Angela au pays des horreurs
Après la farce magistrale Bad Luck Banging Or Loony Porn, le cinéaste roumain Radu Jude continue d’autopsier la société libérale à travers une virée satirique dans Bucarest avec N’attendez pas trop de la fin du monde, Prix du jury au dernier festival de Locarno. Il faut bien attacher sa ceinture, côté siège passager, là où le réalisateur place sa caméra (et le spectateur), et ni une, ni deux, on embarque avec son impertinente héroïne, Angela, dans une épopée qui va s’avérer éprouvante. Assistante dans une boîte de production, sa mission du jour consiste à caster des employés qui se sont blessés sur leur lieu de travail et qui sont aujourd’hui en situation de handicap : Angela doit trouver le candidat idéal pour une publicité institutionnelle commandée par une véreuse multinationale autrichienne, tout en prenant des courses Uber.
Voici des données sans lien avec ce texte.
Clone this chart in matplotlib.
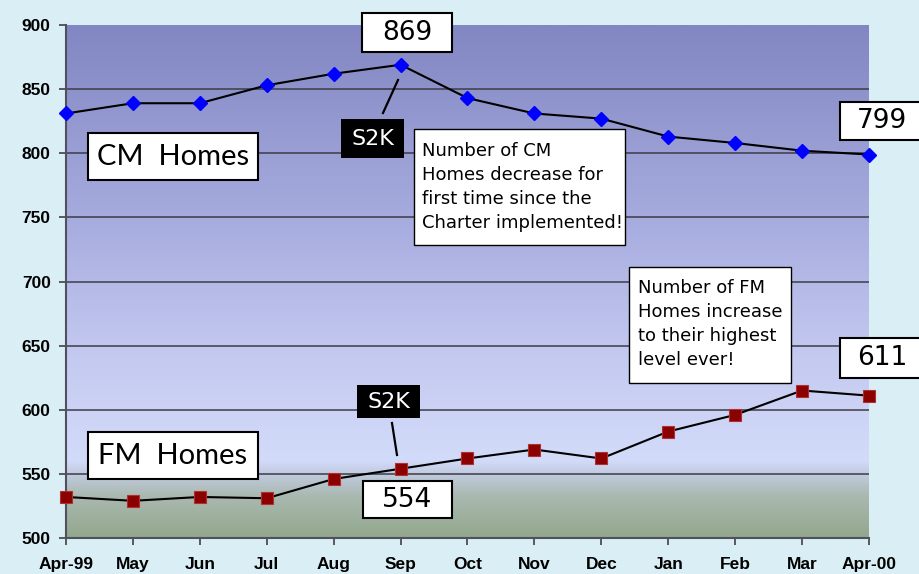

À cela, Radu Jude télescope la pellicule d’un autre film roumain, réalisé en 1981 en pleine dictature communiste de Nicolae Ceaușescu, Angela va plus loin de Lucian Bratu, l’histoire d’une chauffeuse de taxi, prénommée, elle aussi, Angela. Une double matière qui permet au cinéaste d’observer (avec le cynisme qu’on lui connaît) les liens entre le Bucarest d’hier et d’aujourd’hui, auquel il oppose une colorimétrie inversée, du noir et blanc pour l’époque contemporaine aux couleurs vintage des années 1970. Jude ralentit ces séquences insérées à son film pour mieux montrer la misère qui s’y cache et décortiquer l’exploitation systémique du communisme dictatorial au capitalisme actuel. Mais dans ce film de collage très Godardien, l’Angela de Bratu n’est pas le seul double du personnage principal joué par la fascinante Ilinca Manolache. Pendant son parcours mouvementé, Angela (notre assistante de production) s’évade en postant régulièrement des vidéos TikTok où elle arbore un filtre au visage d’homme qui lui permet de se créer un personnage d’influenceur masculiniste vulgaire, Bobita, débitant des horreurs sur les femmes. Tel un artisan, le réalisateur monte et démonte son film librement pour mieux interroger les images et leur sens jusqu’à nous faire endurer un plan fixe interminable d’une trentaine de minutes, sur le tournage du fameux spot publicitaire ignoble. Mais comme Angela, qui jure autant qu’elle ne cite Goethe, il fait déborder N’attendez pas trop la fin du monde de références diverses et parsemées, en gardant toujours un regard acerbe, drôle et désespéré sur la société moderne.
Réalisé par Radu Jude, avec Ilinca Manolache, Nina Hoss, Uwe Boll, Katia Pascariu… – 2h43 – En salles le 27 septembre 2023. Météore Films.